This is why you won't unfriend that annoying person on Facebook 6 years ago

This is why you won't unfriend that annoying person on Facebook

We all have those people in our Facebook circles - the ones who clog your newsfeed with inspirational quotes, angry rants, and smug bragging, not to mention those who just try to pick fights with everyone (take the hint mum).

But, for the sake of diplomacy, most of us will just hide these people from our feeds, or "unfollow" them - rather than simply cut that person out of our digital lives with the more confrontational "unfriend" click.



Well, researchers at Nottingham Trent University have been studying the topic, and believe they have pinpointed why we don't delete irritating or problematic acquaintances online.

The study says that people tolerate online "troublemakers" because those people tend to be socially well-connected. On top of that, most people will keep them as Facebook friends because they are worried about the real world consequences of "unfriending".

Researchers looked at 5,113 contacts from 52 Facebook users, aged between 13 - 45, and generated random samples of 100 of these types of friends. They then invited subjects to rate the friends in terms of online disagreement, relational closeness, and frequency of communication.


Nottingham Trent social sciences PhD student Sarah Buglass, lead author on the study, broke down the results to the Nottingham Post.

She said:


"Facebook users appear to be harbouring known online troublemakers on their Facebook networks. While some were not averse to reporting the online indiscretions of others to the service provider, many more choose to merely ignore them.

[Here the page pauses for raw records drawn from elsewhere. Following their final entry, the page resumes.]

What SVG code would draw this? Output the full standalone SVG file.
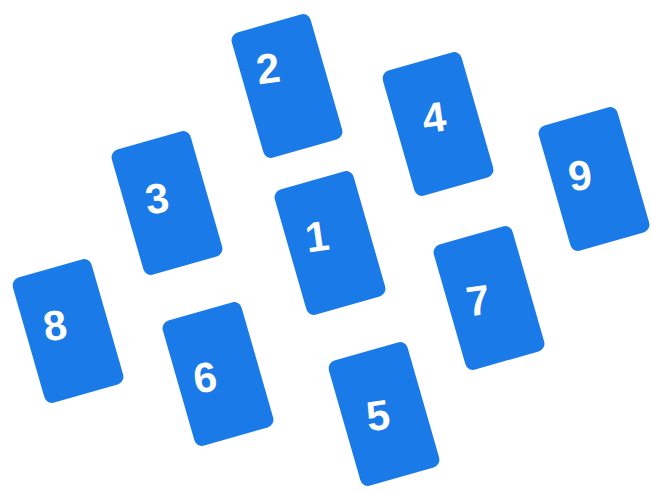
<svg xmlns="http://www.w3.org/2000/svg" width="651" height="491" viewBox="0 0 651 491">
<style>
.card{fill:#1A7AE8;}
.num{fill:#ffffff;font-family:"Liberation Sans","DejaVu Sans",sans-serif;font-weight:bold;font-size:42px;text-anchor:middle;}
</style>
<defs>
<rect id="c" class="card" x="-41" y="-65" width="82" height="130" rx="8"/>
</defs>
<rect width="651" height="491" fill="#ffffff"/>
<g id="card2"><use href="#c" transform="translate(287,86) rotate(-16)"/><text class="num" x="268" y="83" transform="rotate(-8 268 68)">2</text></g>
<g id="card4"><use href="#c" transform="translate(438,124) rotate(-16)"/><text class="num" x="434" y="132" transform="rotate(-8 434 117)">4</text></g>
<g id="card9"><use href="#c" transform="translate(594,179) rotate(-16)"/><text class="num" x="580" y="190" transform="rotate(-8 580 175)">9</text></g>
<g id="card3"><use href="#c" transform="translate(167,203) rotate(-16)"/><text class="num" x="157" y="213" transform="rotate(-8 157 198)">3</text></g>
<g id="card1"><use href="#c" transform="translate(330,243) rotate(-16)"/><text class="num" x="317" y="251" transform="rotate(-8 317 236)">1</text></g>
<g id="card7"><use href="#c" transform="translate(489,298) rotate(-16)"/><text class="num" x="478" y="315" transform="rotate(-8 478 300)">7</text></g>
<g id="card8"><use href="#c" transform="translate(68,331) rotate(-16)"/><text class="num" x="55" y="340" transform="rotate(-8 55 325)">8</text></g>
<g id="card6"><use href="#c" transform="translate(218,374) rotate(-16)"/><text class="num" x="205" y="392" transform="rotate(-8 205 377)">6</text></g>
<g id="card5"><use href="#c" transform="translate(384,414) rotate(-16)"/><text class="num" x="378" y="430" transform="rotate(-8 378 415)">5</text></g>
<g id="connectors"/>
</svg>
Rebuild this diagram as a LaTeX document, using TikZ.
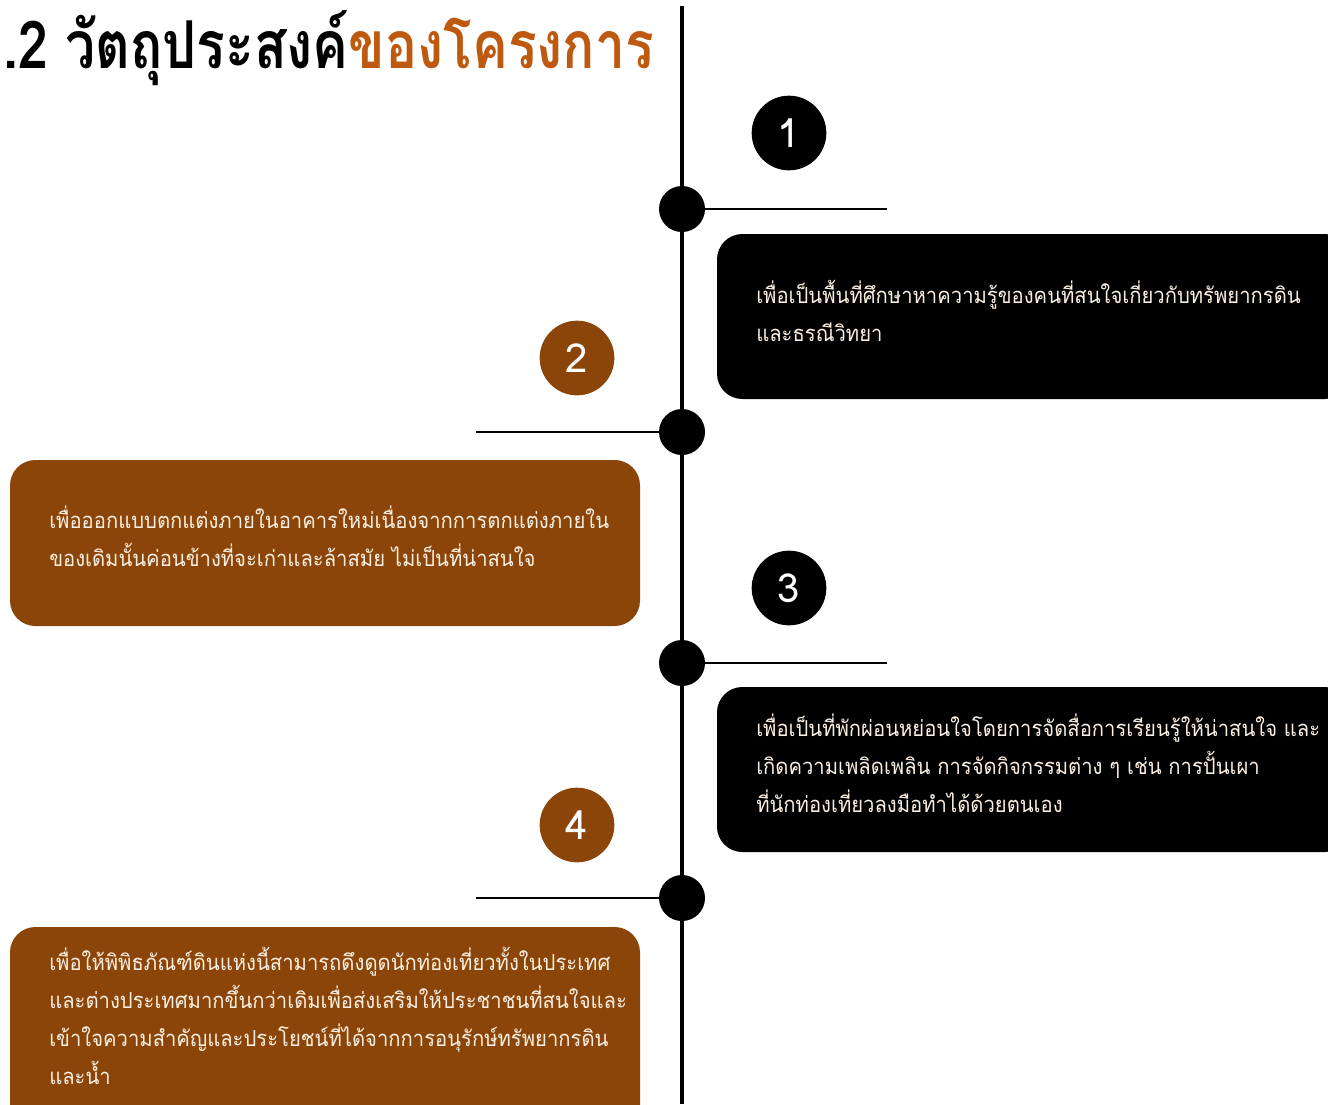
\documentclass[tikz,border=0pt]{standalone}
\usepackage{fontspec}
\setmainfont[Script=Thai,FakeStretch=0.92]{Loma}
\newfontfamily\titlefont[Script=Thai,FakeStretch=0.81]{Loma}
\newfontfamily\numfont[Script=Thai]{Loma}
\definecolor{brownbox}{HTML}{8B4508}
\definecolor{titleorange}{HTML}{BE5A10}
\definecolor{cream}{HTML}{FBEFE3}
\begin{document}
\begin{tikzpicture}[x=0.75pt,y=-0.75pt,
  spine/.style={line width=2.4pt},
  arm/.style={line width=1.6pt},
  dot/.style={circle,fill=black,minimum size=34.5pt,inner sep=0pt},
  numblack/.style={circle,fill=black,minimum size=56pt,inner sep=0pt,text=white,font=\numfont\fontsize{30}{30}\selectfont},
  numbrown/.style={circle,fill=brownbox,minimum size=56pt,inner sep=0pt,text=white,font=\numfont\fontsize{30}{30}\selectfont},
  boxblack/.style={fill=black,rounded corners=19pt},
  boxbrown/.style={fill=brownbox,rounded corners=19pt},
  bodytext/.style={anchor=base west,inner sep=0pt,text=cream,font=\fontsize{16.5}{28.5}\selectfont}
]
\useasboundingbox (0,0) rectangle (1328,1104);
\clip (0,0) rectangle (1328,1104);
% title
\node[anchor=base west,inner sep=0pt,font=\titlefont\bfseries\fontsize{49.5}{49.5}\selectfont] (title) at (3,68) {.2 วัตถุประสงค์\textcolor{titleorange}{ของโครงการ}};
% boxes
\fill[boxblack] (717,234) rectangle (1350,399);
\fill[boxbrown] (10,460) rectangle (640,626);
\fill[boxblack] (717,687) rectangle (1350,852);
\fill[boxbrown] (10,927) rectangle (640,1130);
% spine
\coordinate (top) at (682,6);
\coordinate (bottom) at (682,1104);
\draw[spine] (top) -- (bottom);
% dots
\node[dot] (d1) at (682,209) {};
\node[dot] (d2) at (682,432) {};
\node[dot] (d3) at (682,663) {};
\node[dot] (d4) at (682,898) {};
\coordinate (e1) at (887,209);
\coordinate (e2) at (476,432);
\coordinate (e3) at (887,663);
\coordinate (e4) at (476,898);
\draw[arm] (d1.center) -- (e1);
\draw[arm] (d2.center) -- (e2);
\draw[arm] (d3.center) -- (e3);
\draw[arm] (d4.center) -- (e4);
% numbers
\node[numblack] (n1) at (789,133) {1};
\node[numbrown] (n2) at (577,358) {2};
\node[numblack] (n3) at (789,588) {3};
\node[numbrown] (n4) at (577,825) {4};
% texts
\node[bodytext] (t1) at (756,303) {\parbox[t]{560pt}{เพื่อเป็นพื้นที่ศึกษาหาความรู้ของคนที่สนใจเกี่ยวกับทรัพยากรดิน\\และธรณีวิทยา}};
\node[bodytext] (t2) at (49,528) {\parbox[t]{560pt}{เพื่อออกแบบตกแต่งภายในอาคารใหม่เนื่องจากการตกแต่งภายใน\\ของเดิมนั้นค่อนข้างที่จะเก่าและล้าสมัย ไม่เป็นที่น่าสนใจ}};
\node[bodytext] (t3) at (756,736) {\parbox[t]{560pt}{เพื่อเป็นที่พักผ่อนหย่อนใจโดยการจัดสื่อการเรียนรู้ให้น่าสนใจ และ\\เกิดความเพลิดเพลิน การจัดกิจกรรมต่าง ๆ เช่น การปั้นเผา\\ที่นักท่องเที่ยวลงมือทำได้ด้วยตนเอง}};
\node[bodytext] (t4) at (49,970) {\parbox[t]{560pt}{เพื่อให้พิพิธภัณฑ์ดินแห่งนี้สามารถดึงดูดนักท่องเที่ยวทั้งในประเทศ\\และต่างประเทศมากขึ้นกว่าเดิมเพื่อส่งเสริมให้ประชาชนที่สนใจและ\\เข้าใจความสำคัญและประโยชน์ที่ได้จากการอนุรักษ์ทรัพยากรดิน\\และน้ำ}};
\end{tikzpicture}
\end{document}
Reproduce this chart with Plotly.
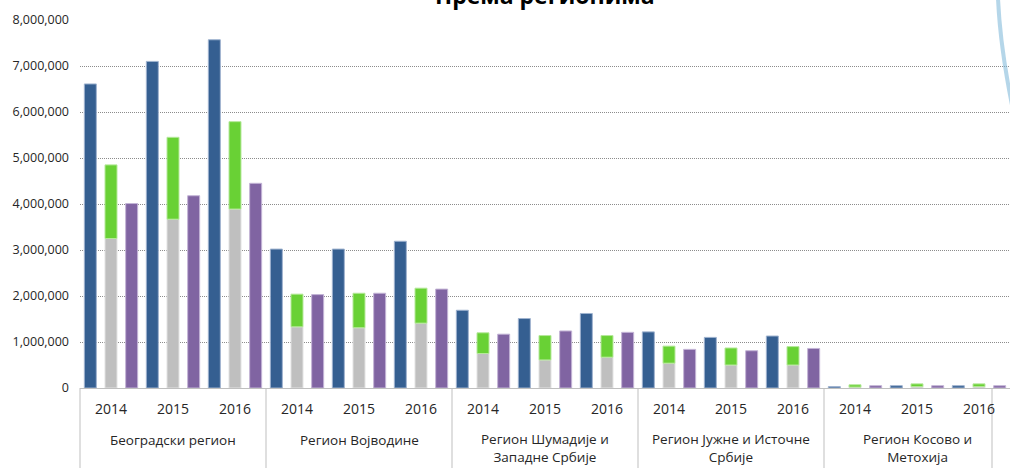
import plotly.graph_objects as go

regions = ["Београдски регион", "Регион Војводине", "Регион Шумадије и\nЗападне Србије",
           "Регион Јужне и Источне\nСрбије", "Регион Косово и\nМетохија"]
years = ["2014", "2015", "2016"]

# values per region x year (in order 2014, 2015, 2016)
blue = [6610000, 7100000, 7570000,
        3020000, 3020000, 3190000,
        1690000, 1510000, 1620000,
        1220000, 1100000, 1130000,
        30000, 50000, 50000]
gray = [3250000, 3670000, 3890000,
        1330000, 1310000, 1410000,
        750000, 610000, 670000,
        540000, 500000, 500000,
        20000, 30000, 30000]
green_top = [4850000, 5450000, 5790000,
             2040000, 2060000, 2170000,
             1200000, 1140000, 1140000,
             910000, 870000, 900000,
             70000, 90000, 90000]
purple = [4010000, 4180000, 4450000,
          2030000, 2060000, 2150000,
          1170000, 1240000, 1210000,
          840000, 810000, 860000,
          50000, 50000, 50000]

green = [t - g for t, g in zip(green_top, gray)]

xr = [r.replace("\n", " ") for r in regions for _ in years]
xy = [y for _ in regions for y in years]
x = [xr, xy]

C_BLUE = "#355F91"
C_GRAY = "#BFBFBF"
C_GREEN = "#69D135"
C_PURPLE = "#8064A2"
TXT = "#262626"

fig = go.Figure()
fig.add_trace(go.Bar(x=x, y=blue, offsetgroup="a", marker=dict(color=C_BLUE, line=dict(color="#9FB3CF", width=1)), name="a"))
fig.add_trace(go.Bar(x=x, y=gray, offsetgroup="b", marker=dict(color=C_GRAY, line=dict(color="#E2E2E2", width=1)), name="b"))
fig.add_trace(go.Bar(x=x, y=green, base=gray, offsetgroup="b", marker=dict(color=C_GREEN, line=dict(color="#B5E89A", width=1)), name="c"))
fig.add_trace(go.Bar(x=x, y=purple, offsetgroup="c", marker=dict(color=C_PURPLE, line=dict(color="#C3B4D6", width=1)), name="d"))

L, T, B = 80, 20, 80
W, H = 1010, 468
ph = H - T - B
pw = W - L
n_cat = len(xr)

def px2paper_x(p):
    return (p - L) / pw

def px2paper_y(p):
    return (H - B - p) / ph

annotations = [dict(
    text="<b>Према регионима</b>", x=px2paper_x(545), y=px2paper_y(-5),
    xref="paper", yref="paper", xanchor="center", yanchor="middle",
    showarrow=False, font=dict(size=23, color="#000000"),
)]
for i, yr in enumerate(xy):
    annotations.append(dict(
        text=yr, x=(i + 0.5) / n_cat, y=px2paper_y(408), xref="paper", yref="paper",
        xanchor="center", yanchor="middle", showarrow=False,
        font=dict(size=14, color=TXT)))
for r, name in enumerate(regions):
    nlines = name.count("\n") + 1
    annotations.append(dict(
        text=name.replace("\n", "<br>"), x=(r * len(years) + len(years) / 2) / n_cat,
        y=px2paper_y(440 + 8 * (nlines - 1)),
        xref="paper", yref="paper", xanchor="center", yanchor="middle", showarrow=False,
        font=dict(size=13.5, color=TXT)))

shapes = []
for r in range(len(regions)):
    xp = r * len(years) / n_cat
    shapes.append(dict(type="line", xref="paper", yref="paper", x0=xp, x1=xp,
                       y0=0, y1=px2paper_y(470), line=dict(color="#BFBFBF", width=1)))
shapes.append(dict(type="line", xref="paper", yref="paper",
                   x0=px2paper_x(992), x1=px2paper_x(992), y0=0, y1=px2paper_y(470),
                   line=dict(color="#BFBFBF", width=1)))
shapes.append(dict(type="path", xref="paper", yref="paper",
                   path=f"M {px2paper_x(998)} {px2paper_y(-2)} Q {px2paper_x(1000)} {px2paper_y(45)} {px2paper_x(1012)} {px2paper_y(105)}",
                   line=dict(color="rgba(120,180,215,0.55)", width=4)))

fig.update_layout(
    width=W, height=H,
    margin=dict(l=L, r=0, t=T, b=B, pad=0),
    paper_bgcolor="white", plot_bgcolor="white",
    barmode="group", bargap=0.0, bargroupgap=0.42,
    showlegend=False,
    font=dict(family="Open Sans", size=13, color=TXT),
    xaxis=dict(
        type="multicategory", automargin=False,
        showline=True, linecolor="#BFBFBF", linewidth=1,
        showticklabels=False, showdividers=False,
        showgrid=False,
    ),
    yaxis=dict(
        range=[0, 8000000], dtick=1000000, tickformat=",d", automargin=False,
        showgrid=True, gridcolor="#8C8C8C", griddash="1px,1px", gridwidth=1,
        zeroline=False, showline=False,
        tickfont=dict(size=12.5, color=TXT),
        ticklabelstandoff=10,
    ),
    annotations=annotations,
    shapes=shapes,
)

fig.write_html("out.html", config={"displayModeBar": False},
               post_script="document.body.style.margin='0';document.body.style.overflow='hidden';")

"It appears that they don't want to communicate with the troublemakers online for risk of damaging their own reputation, but at the same time they don't appear to want to unfriend them either."

Sarah added:


"The social repercussions of unfriending someone reach far beyond the boundaries of the online network. People don't want to risk causing offline tension with their friends, family members or colleagues by disconnecting them from their online lives.

"Remaining online friends with troublemakers appears to be a social necessity for some."

The Nottingham study also found that online spats tend to be more frequent among 19 - 21-year-olds.